Reports indicate that CoE security controls struggle to handle organizations with more than 25,000 flows, which is very small compared to the average enterprise, leading to operational disruptions. Zenity research has shown that the average enterprise today has over 500,000 individual apps and copilots that are built using low-code and/or copilot driven development.  

The ease of use of Power Platform is a feature designed to allow more and more people to build more and more apps and copilots, so in order to fully capitalize on the productivity gains, security needs to have a scalable solution that can grow as development grows. However, if we look at some real examples and exchanges, we see that the CoE is simply not designed for this. 

Real World Examples

A GitHub user weighed in of January of 2023 stating, “Our failed environment (default) contains more than 20,000 flows. Do you know how we can proceed…?” The official response from the Microsoft admin overseeing this case, states, “the CoE kit is built on top of the product, and as such bound to platform limitations,” and continues, “If you are hitting limitations with this connector, there’s unfortunately nothing we can do to provide a workaround.” 

Sadly, this is not the only example, with similar cases playing out, here,  here, and here, where platform administrators invariably reach throttling limits or error messages stating that various HTTP requests have failed due to scale.

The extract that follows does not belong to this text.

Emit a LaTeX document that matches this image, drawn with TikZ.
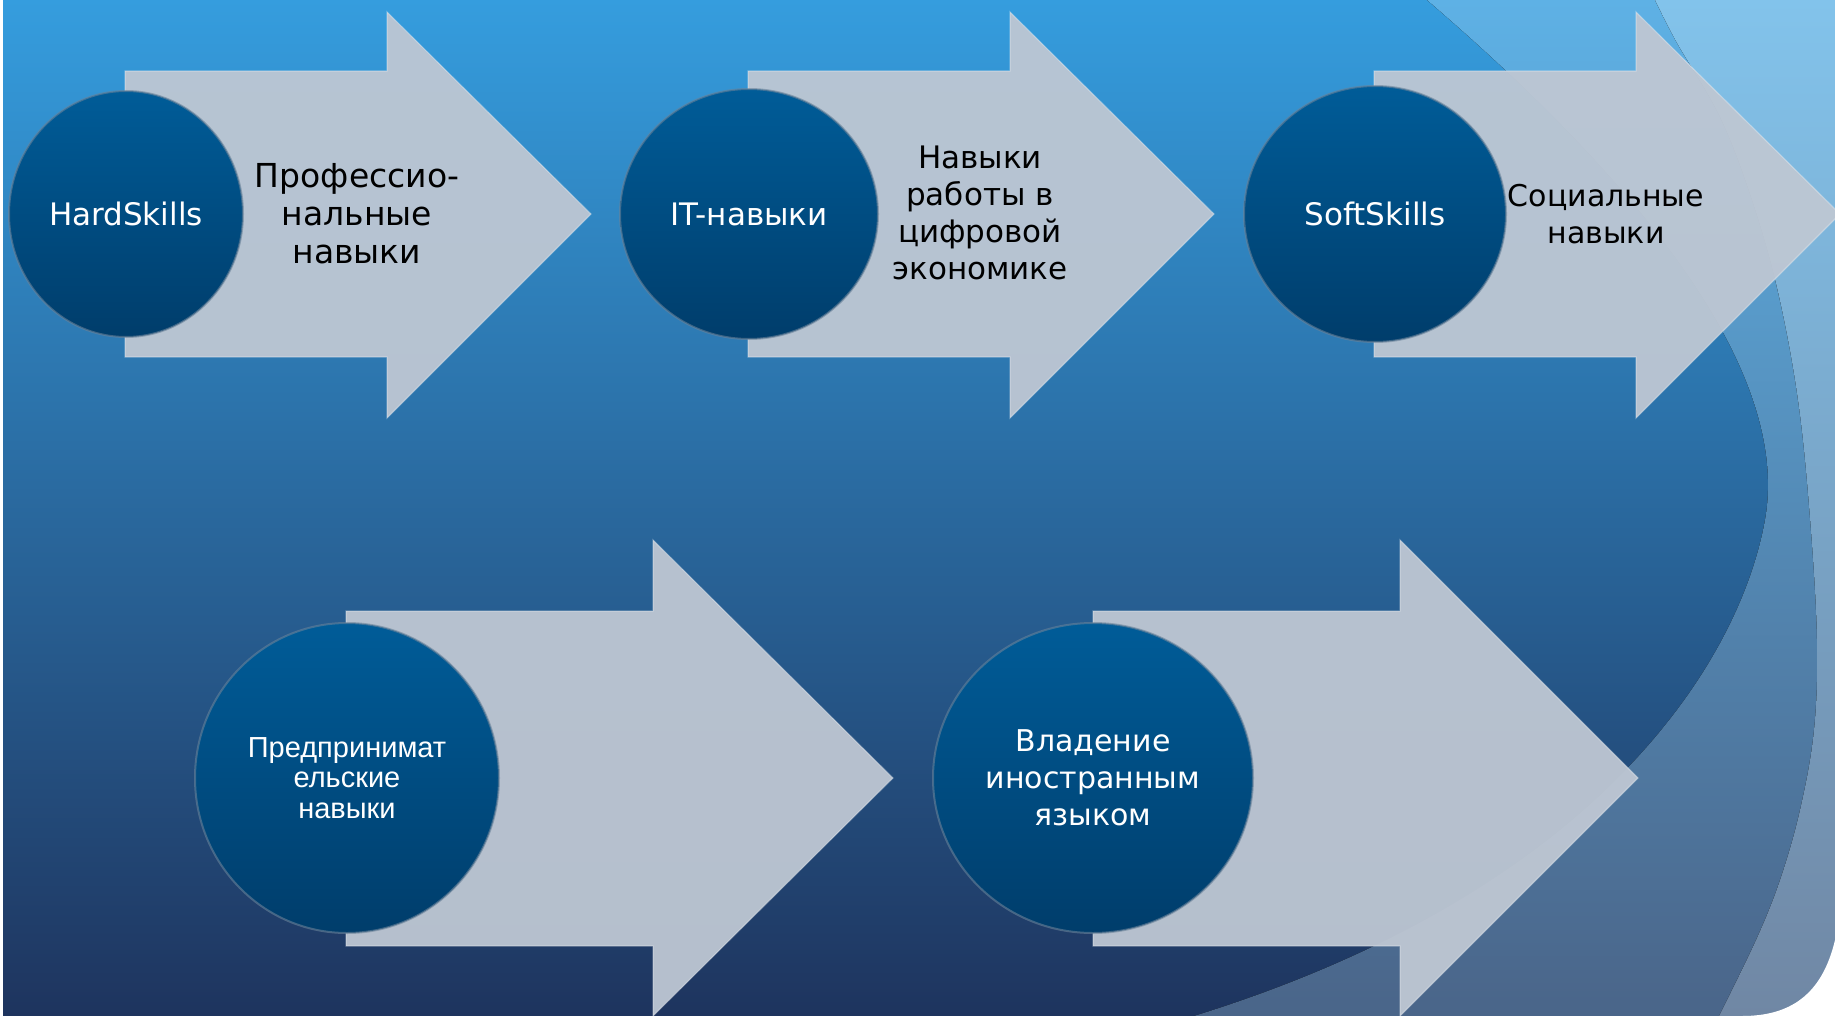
\documentclass[tikz,border=0pt]{standalone}
\usepackage{fontspec}
\usetikzlibrary{shapes.geometric}
\newfontfamily\tfont{DejaVu Sans}
\newfontfamily\afont{Liberation Sans}
\definecolor{bgtop}{HTML}{359DDE}
\definecolor{bgbot}{HTML}{1E345E}
\definecolor{rtwotop}{HTML}{5EB1E5}
\definecolor{rtwobot}{HTML}{4A6589}
\definecolor{rthreetop}{HTML}{82C3EB}
\definecolor{rthreebot}{HTML}{7087A4}
\definecolor{arrowfill}{HTML}{BEC7D3}
\definecolor{circtop}{HTML}{005C98}
\definecolor{circbot}{HTML}{003D6B}
\definecolor{circrim}{HTML}{6A8299}
\tikzset{
  bigarrow/.style={fill=arrowfill, fill opacity=0.95, draw=white, draw opacity=0.3, line width=1.2pt},
  skill/.style={ellipse, inner sep=0pt, top color=circtop, bottom color=circbot, draw=circrim, draw opacity=0.6, line width=2pt, text=white, align=center},
  tahoma/.style={font=\tfont\fontsize{31}{37}\selectfont},
  arial/.style={font=\afont\fontsize{29}{30.5}\selectfont},
  armtext/.style={text=black, align=center, inner sep=0pt, tahoma}
}
\begin{document}
\begin{tikzpicture}[x=1pt,y=-1pt]
\useasboundingbox (0,0) rectangle (1835,1016);
% background
\fill[top color=bgtop, bottom color=bgbot] (0,0) rectangle (1835,1016);
\fill[top color=rtwotop, bottom color=rtwobot] (1835,0) -- (1427,0) .. controls (1660,200) and (1790,380) .. (1765,520) .. controls (1740,660) and (1600,890) .. (1194,1016) -- (1835,1016) -- cycle;
\fill[top color=rthreetop, bottom color=rthreebot] (1835,0) -- plot[smooth, tension=0.6] coordinates {(1655,0) (1677,43) (1720,117) (1752,200) (1778,292) (1798,400) (1810,518) (1817,640) (1814,730) (1800,810) (1780,880) (1756,940) (1719,1016)} -- (1835,1016) -- cycle;
\fill[white] (1835,940) .. controls (1822,995) and (1790,1016) .. (1742,1016) -- (1835,1016) -- cycle;
\fill[white] (0,0) rectangle (3,1016);
% arrows
\draw[bigarrow] (125,71) -- (387,71) -- (387,12) -- (591,214) -- (387,418) -- (387,357) -- (125,357) -- cycle;
\draw[bigarrow] (748,71) -- (1010,71) -- (1010,12) -- (1214,214) -- (1010,418) -- (1010,357) -- (748,357) -- cycle;
\draw[bigarrow] (1374,71) -- (1636,71) -- (1636,12) -- (1840,214) -- (1636,418) -- (1636,357) -- (1374,357) -- cycle;
\draw[bigarrow] (346,611) -- (653,611) -- (653,540) -- (893,778) -- (653,1016) -- (653,946) -- (346,946) -- cycle;
\draw[bigarrow] (1093,611) -- (1400,611) -- (1400,540) -- (1638,778) -- (1400,1016) -- (1400,946) -- (1093,946) -- cycle;
% circles
\node[skill, tahoma, minimum width=234pt, minimum height=246pt] (hard) at (126,214) {HardSkills};
\node[skill, tahoma, minimum width=258pt, minimum height=250pt] (it) at (749,214) {IT-навыки};
\node[skill, tahoma, minimum width=262pt, minimum height=256pt] (soft) at (1375,214) {SoftSkills};
\node[skill, arial, minimum width=304pt, minimum height=310pt] (entr) at (347,778) {Предпринимат\\ельские\\навыки};
\node[skill, font=\tfont\fontsize{30}{37}\selectfont, minimum width=320pt, minimum height=310pt] (lang) at (1093,778) {Владение\\иностранным\\языком};
% arrow texts
\node[armtext, font=\tfont\fontsize{33}{38}\selectfont] (prof) at (357,214) {Профессио-\\нальные\\навыки};
\node[armtext] (digit) at (980,213) {Навыки\\работы в\\цифровой\\экономике};
\node[armtext, font=\tfont\fontsize{30}{37}\selectfont] (social) at (1606,214) {Социальные\\навыки};
\end{tikzpicture}
\end{document}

While frustrating for end users (and for readers following these cases), this challenge in scale actually makes logical sense. While open-source solutions like the CoE offer flexibility and community-driven development, they come with inherent risks and limitations. Further, no one can promise a service level agreement (SLA) or commit to the robustness of the solution, which both varies and balloons from organization-to-organization.

While Microsoft offers a few custom workarounds, these too are limited in nature and do not account for further scale, customization, and individual use cases required across different organizations. 

The Zenity Competitive Edge: Scalability, Performance 

Even for organizations that are adopting just Power Platform, and Power Platform alone, it is evident that a more robust, and scalable solution is needed. This only becomes more apparent when other low-code platforms and copilots are adopted (such as Power BI, Copilot for M365, and Salesforce), but even for just the Power Platform use case, today’s enterprises are in need of a solution that is:

  1. Scalable. Security and governance that is designed to scale effortlessly and able to secure potentially millions of applications without a hitch. This is crucial for enterprises that are rapidly expanding their digital footprint.
  2. Built for Performance. Able and capable of processing vast amounts of data. This ensures that security scans and compliance checks are conducted swiftly and continuously without causing delays or disruptions in business operations.

Zenity Customer Success Stories 

Zenity secures many of the largest Microsoft Power Platform deployments in the world, picking up and managing millions of apps and automations daily, and enabling our customers to scale citizen development without worrying about security, compliance, or business operations hiccups. A Fortune 100 technology company with over 1.5 million resources recently started using Zenity, and within minutes were able to understand the risk landscape of their entire tenant. While previously using the CoE, they had many prior attempts just to try to grasp the size of their tenant with custom in-house tooling but failed due to scaling issues. As the age-old security adage goes, ‘you can’t manage what you don’t know exists,’ and this was certainly the case for this tech giant. 

Enterprise organizations simply can not rely on the Microsoft CoE as a security solution that will serve their existing business needs, not to mention scaling long term to the projected yearly growth. They need to seek out a scalable solution that not only can manage their current deployment, but also grow as they grow, making sure that security is there every step of the way.